=== Requirement ===
Provide nothing but the number of lines containing the string "picture".

=== Data ===
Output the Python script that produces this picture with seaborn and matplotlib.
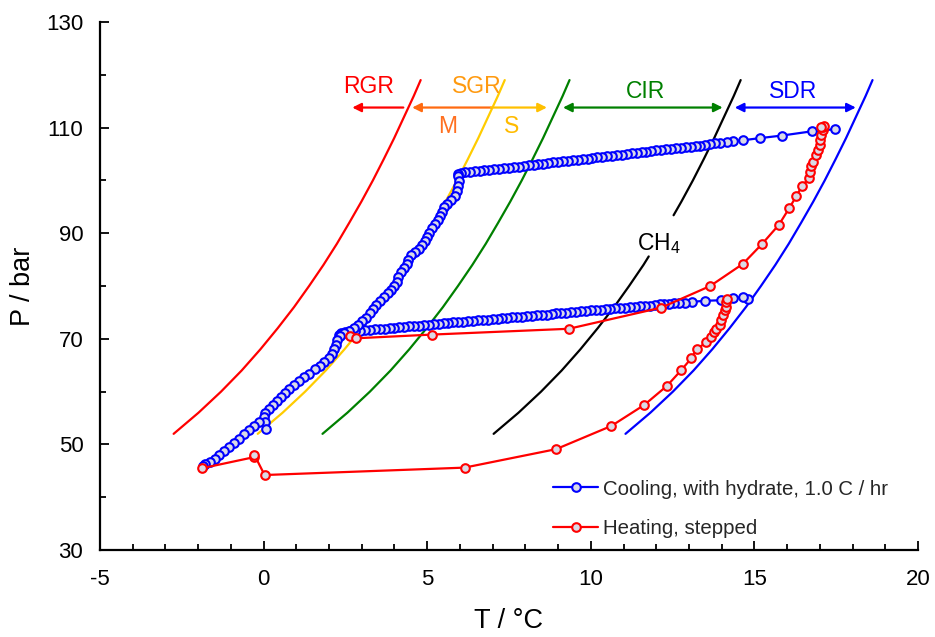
import matplotlib
matplotlib.use("Agg")
import matplotlib.pyplot as plt
import seaborn as sns
import pandas as pd
from matplotlib.lines import Line2D
from matplotlib.ticker import FixedLocator

sns.set_theme(style="white")
plt.rcParams["font.family"] = ["Liberation Sans", "DejaVu Sans"]
plt.rcParams["mathtext.default"] = "regular"
plt.rcParams["axes.unicode_minus"] = False

# ---------------- phase-boundary curves ----------------
curve_P = [52, 56, 60, 64, 68, 72, 76, 80, 84, 88, 92, 96, 100, 104, 108, 112, 116, 119]
RGR_T = [-2.75, -1.99, -1.30, -0.67, -0.10, 0.43, 0.93, 1.39, 1.83, 2.24, 2.62, 2.99,
         3.34, 3.67, 3.99, 4.29, 4.59, 4.80]
S_T = [-0.18, 0.58, 1.27, 1.90, 2.47, 3.00, 3.50, 3.96, 4.40, 4.81, 5.19, 5.56,
       5.91, 6.24, 6.56, 6.86, 7.16, 7.37]
CIR_T = [1.80, 2.56, 3.25, 3.88, 4.45, 4.98, 5.48, 5.94, 6.38, 6.79, 7.17, 7.54,
         7.89, 8.22, 8.54, 8.84, 9.14, 9.35]
SDR_T = [11.06, 11.82, 12.51, 13.14, 13.71, 14.24, 14.74, 15.20, 15.64, 16.05, 16.43,
         16.80, 17.15, 17.48, 17.80, 18.10, 18.40, 18.61]
CH4_low_T = [7.03, 7.79, 8.48, 9.11, 9.68, 10.21, 10.71, 11.17, 11.61, 11.77]
CH4_low_P = [52, 56, 60, 64, 68, 72, 76, 80, 84, 85.6]
CH4_high_T = [12.53, 12.77, 13.12, 13.45, 13.77, 14.07, 14.37, 14.58]
CH4_high_P = [93.4, 96, 100, 104, 108, 112, 116, 119]

# ---------------- cooling run (blue) ----------------
cool_upper_T = [17.47, 16.76, 15.85, 15.16, 14.65, 14.36, 14.16, 13.94,
                13.80, 13.65, 13.50, 13.35, 13.20, 13.05, 12.90, 12.75, 12.60, 12.45,
                12.30, 12.15, 12.00, 11.85, 11.70, 11.55, 11.40, 11.25, 11.10, 10.95,
                10.80, 10.65, 10.50, 10.35, 10.20, 10.05, 9.90, 9.75, 9.60, 9.45,
                9.30, 9.15, 9.00, 8.85, 8.70, 8.55, 8.40, 8.25, 8.10, 7.95, 7.80,
                7.65, 7.50, 7.35, 7.20, 7.05, 6.90, 6.75, 6.60, 6.45, 6.30, 6.15,
                6.02, 5.94,
                5.94, 5.96, 5.94, 5.90, 5.84, 5.72, 5.60, 5.50, 5.44, 5.38, 5.32,
                5.25, 5.15, 5.06, 4.98, 4.92, 4.84, 4.74, 4.62, 4.50, 4.42, 4.38,
                4.30, 4.20, 4.12, 4.08, 4.00, 3.90, 3.80, 3.68, 3.56, 3.44, 3.34,
                3.24, 3.12, 3.00, 2.88, 2.75, 2.60, 2.45, 2.32, 2.24, 2.20, 2.16,
                2.10, 2.00, 1.86, 1.72, 1.56, 1.40, 1.24, 1.08, 0.92, 0.78, 0.64,
                0.52, 0.40, 0.28, 0.15, 0.05, 0.02, 0.04, 0.06, -0.14, -0.30,
                -0.45, -0.60, -0.75, -0.90, -1.05, -1.20, -1.35, -1.50, -1.65,
                -1.78, -1.85]
cool_upper_P = [109.7, 109.3, 108.5, 108.0, 107.6, 107.4, 107.3, 107.1,
                107.0, 106.9, 106.7, 106.6, 106.5, 106.4, 106.3, 106.2, 106.1, 106.0,
                105.9, 105.8, 105.7, 105.6, 105.4, 105.3, 105.2, 105.1, 105.0, 104.9,
                104.8, 104.7, 104.6, 104.5, 104.4, 104.3, 104.1, 104.0, 103.9, 103.8,
                103.7, 103.6, 103.5, 103.4, 103.3, 103.2, 103.1, 103.0, 102.9, 102.7, 102.6,
                102.5, 102.4, 102.3, 102.2, 102.1, 102.0, 101.9, 101.8, 101.7, 101.6, 101.5,
                101.4, 101.3,
                100.8, 99.9, 99.0, 98.0, 97.1, 96.3, 95.6, 94.9, 94.1, 93.3, 92.5,
                91.7, 90.9, 90.1, 89.3, 88.5, 87.7, 87.0, 86.4, 85.8, 85.0, 84.2,
                83.4, 82.6, 81.7, 80.8, 80.0, 79.3, 78.6, 77.9, 77.2, 76.4, 75.6,
                74.8, 74.0, 73.3, 72.6, 72.0, 71.5, 71.1, 70.6, 69.8, 68.9, 68.0,
                67.2, 66.4, 65.6, 64.9, 64.2, 63.4, 62.7, 62.0, 61.2, 60.5, 59.8,
                59.0, 58.2, 57.4, 56.7, 56.0, 55.2, 54.3, 53.0, 54.2, 53.4,
                52.7, 51.9, 51.1, 50.3, 49.5, 48.7, 48.0, 47.3, 46.7,
                46.2, 45.9]
cool_lower_T = [14.80, 14.65, 14.34, 13.99, 13.48, 13.10, 12.87, 12.70,
                12.55, 12.40, 12.25, 12.10, 11.95, 11.80, 11.65, 11.50, 11.35, 11.20,
                11.05, 10.90, 10.75, 10.60, 10.45, 10.30, 10.15, 10.00, 9.85, 9.70,
                9.55, 9.40, 9.25, 9.10, 8.95, 8.80, 8.65, 8.50, 8.35, 8.20, 8.05,
                7.90, 7.75, 7.60, 7.45, 7.30, 7.15, 7.00, 6.85, 6.70, 6.55, 6.40,
                6.25, 6.10, 5.95, 5.80, 5.65, 5.50, 5.35, 5.20, 5.05, 4.90, 4.75,
                4.60, 4.45, 4.30, 4.15, 4.00, 3.85, 3.70, 3.55, 3.40, 3.25, 3.10,
                2.95, 2.80, 2.65, 2.50, 2.38, 2.30]
cool_lower_P = [77.6, 77.9, 77.7, 77.3, 77.2, 77.0, 76.8, 76.7,
                76.7, 76.6, 76.6, 76.5, 76.4, 76.3, 76.2, 76.2, 76.1, 76.0,
                75.9, 75.8, 75.8, 75.7, 75.6, 75.5, 75.4, 75.4, 75.3, 75.2,
                75.1, 75.0, 74.9, 74.9, 74.8, 74.7, 74.6, 74.5, 74.5, 74.4, 74.3,
                74.2, 74.1, 74.1, 74.0, 73.9, 73.8, 73.7, 73.6, 73.6, 73.5, 73.4,
                73.3, 73.2, 73.2, 73.1, 73.0, 72.9, 72.8, 72.8, 72.7, 72.6, 72.5,
                72.4, 72.4, 72.3, 72.2, 72.1, 72.0, 71.9, 71.9, 71.8, 71.7, 71.6,
                71.5, 71.5, 71.4, 71.3, 71.1, 70.8]

# ---------------- heating run (red) ----------------
heat_a_T = [-1.87, -0.28, -0.28, 0.03, 6.14, 8.94, 10.63, 11.64, 12.33, 12.77,
            13.07, 13.24, 13.53, 13.66, 13.75, 13.83, 13.94, 13.99, 14.04, 14.09,
            14.12, 14.14, 14.16]
heat_a_P = [45.5, 47.6, 48.0, 44.2, 45.6, 49.1, 53.5, 57.5, 61.1, 64.1,
            66.3, 68.1, 69.3, 70.3, 71.2, 71.8, 72.6, 73.6, 74.5, 75.5,
            76.1, 76.9, 77.6]
heat_b_T = [2.63, 2.83, 5.15, 9.33, 12.15, 13.65, 14.65, 15.24, 15.75, 16.06,
            16.28, 16.46, 16.67, 16.69, 16.74, 16.79, 16.89, 16.94, 16.99, 17.01,
            17.04, 17.09, 17.09, 17.14, 17.04]
heat_b_P = [70.6, 70.1, 70.8, 71.9, 75.9, 80.0, 84.2, 88.0, 91.6, 94.7,
            97.0, 99.0, 100.4, 101.6, 102.7, 103.5, 104.8, 105.8, 106.7, 107.7,
            108.6, 109.5, 110.2, 110.3, 110.2]

legend_labels = ["Cooling, with hydrate, 1.0 C / hr", "Heating, stepped"]
x_major = [-5, 0, 5, 10, 15, 20]
y_major = [30, 50, 70, 90, 110, 130]
y_minor = [40, 60, 80, 100, 120]

# ---------------- figure ----------------
fig = plt.figure(figsize=(9.35, 6.37), dpi=100)
ax = fig.add_axes([100 / 935, 1 - 550 / 637, 818 / 935, 528 / 637])

def curve(xs, ys, color):
    sns.lineplot(x=xs, y=ys, sort=False, estimator=None, color=color,
                 lw=1.6, ax=ax, legend=False, zorder=2)

curve(RGR_T, curve_P, "#FF0000")
curve(S_T, curve_P, "#FFCC00")
curve(CIR_T, curve_P, "#008000")
curve(SDR_T, curve_P, "#0000FF")
curve(CH4_low_T, CH4_low_P, "black")
curve(CH4_high_T, CH4_high_P, "black")

fill = "#DADAE6"
cool = pd.DataFrame({
    "T": cool_upper_T + cool_lower_T,
    "P": cool_upper_P + cool_lower_P,
    "run": ["u"] * len(cool_upper_T) + ["l"] * len(cool_lower_T),
})
heat = pd.DataFrame({
    "T": heat_a_T + heat_b_T,
    "P": heat_a_P + heat_b_P,
    "run": ["a"] * len(heat_a_T) + ["b"] * len(heat_b_T),
})
ms = 6.2
mk = dict(marker="o", markersize=ms, markerfacecolor=fill, markeredgewidth=1.5, lw=1.6)
sns.lineplot(data=cool, x="T", y="P", units="run", estimator=None, sort=False,
             color="#0000FF", markeredgecolor="#0000FF", ax=ax, legend=False,
             zorder=3, **mk)
sns.lineplot(data=heat, x="T", y="P", units="run", estimator=None, sort=False,
             color="#FF0000", markeredgecolor="#FF0000", ax=ax, legend=False,
             zorder=4, **mk)

# ---------------- region arrows and labels ----------------
ya = 113.8
def arrow(x0, x1, color, style):
    ax.annotate("", xy=(x1, ya), xytext=(x0, ya),
                arrowprops=dict(arrowstyle=style, color=color, lw=1.6,
                                shrinkA=0, shrinkB=0, mutation_scale=13),
                zorder=5)

arrow(4.27, 2.71, "#FF0000", "-|>")
arrow(6.95, 4.54, "#FF6A10", "-|>")
arrow(6.95, 8.66, "#FFC000", "-|>")
arrow(9.15, 14.03, "#008000", "<|-|>")
arrow(14.40, 18.10, "#0000FF", "<|-|>")

fs_lab = 16.5
ax.text(3.22, 117.8, "RGR", color="#FF0000", fontsize=fs_lab, ha="center", va="center")
ax.text(6.52, 117.8, "SGR", color="#FF9A10", fontsize=fs_lab, ha="center", va="center")
ax.text(5.61, 110.2, "M", color="#FF7020", fontsize=fs_lab, ha="center", va="center")
ax.text(7.59, 110.2, "S", color="#FFBB00", fontsize=fs_lab, ha="center", va="center")
ax.text(11.67, 116.8, "CIR", color="#008000", fontsize=fs_lab, ha="center", va="center")
ax.text(16.17, 116.8, "SDR", color="#0000FF", fontsize=fs_lab, ha="center", va="center")
ax.text(11.40, 86.8, "CH$_4$", color="black", fontsize=fs_lab, ha="left", va="baseline")

# ---------------- axes styling ----------------
ax.set_xlim(-5, 20)
ax.set_ylim(30, 130)
ax.set_xticks(x_major)
ax.set_xticklabels([str(v) for v in x_major])
ax.set_yticks(y_major)
ax.set_yticklabels([str(v) for v in y_major])
ax.xaxis.set_minor_locator(FixedLocator(list(range(-4, 20))))
ax.yaxis.set_minor_locator(FixedLocator(y_minor))
ax.tick_params(which="both", direction="in", color="black", width=1.3,
               bottom=True, left=True, top=False, right=False,
               labelsize=16, labelcolor="black")
ax.tick_params(which="major", length=6.5)
ax.tick_params(which="minor", length=4)
ax.tick_params(axis="x", pad=14)
ax.tick_params(axis="y", pad=12)
for s in ["top", "right"]:
    ax.spines[s].set_visible(False)
for s in ["left", "bottom"]:
    ax.spines[s].set_color("black")
    ax.spines[s].set_linewidth(1.6)
ax.set_facecolor("white")
ax.set_xlabel("T / °C", fontsize=19.5, labelpad=13, color="black")
ax.set_ylabel("P / bar", fontsize=19.5, labelpad=7, color="black")

handles = [
    Line2D([0], [0], color="#0000FF", marker="o", markersize=ms, markerfacecolor=fill,
           markeredgecolor="#0000FF", markeredgewidth=1.5, lw=1.6),
    Line2D([0], [0], color="#FF0000", marker="o", markersize=ms, markerfacecolor=fill,
           markeredgecolor="#FF0000", markeredgewidth=1.5, lw=1.6),
]
ax.legend(handles, legend_labels, loc="center left", bbox_to_anchor=(0.554, 0.078),
          frameon=False, fontsize=14.7, handlelength=2.2, handletextpad=0.25,
          labelspacing=1.0, borderpad=0, borderaxespad=0)

fig.savefig("out.png", dpi=100, facecolor="white")
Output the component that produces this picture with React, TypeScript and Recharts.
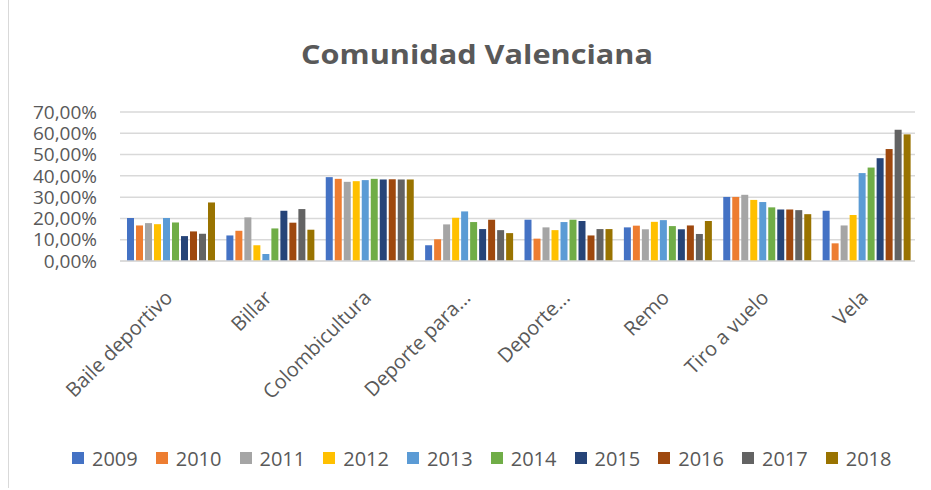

=== Exercise output ===
2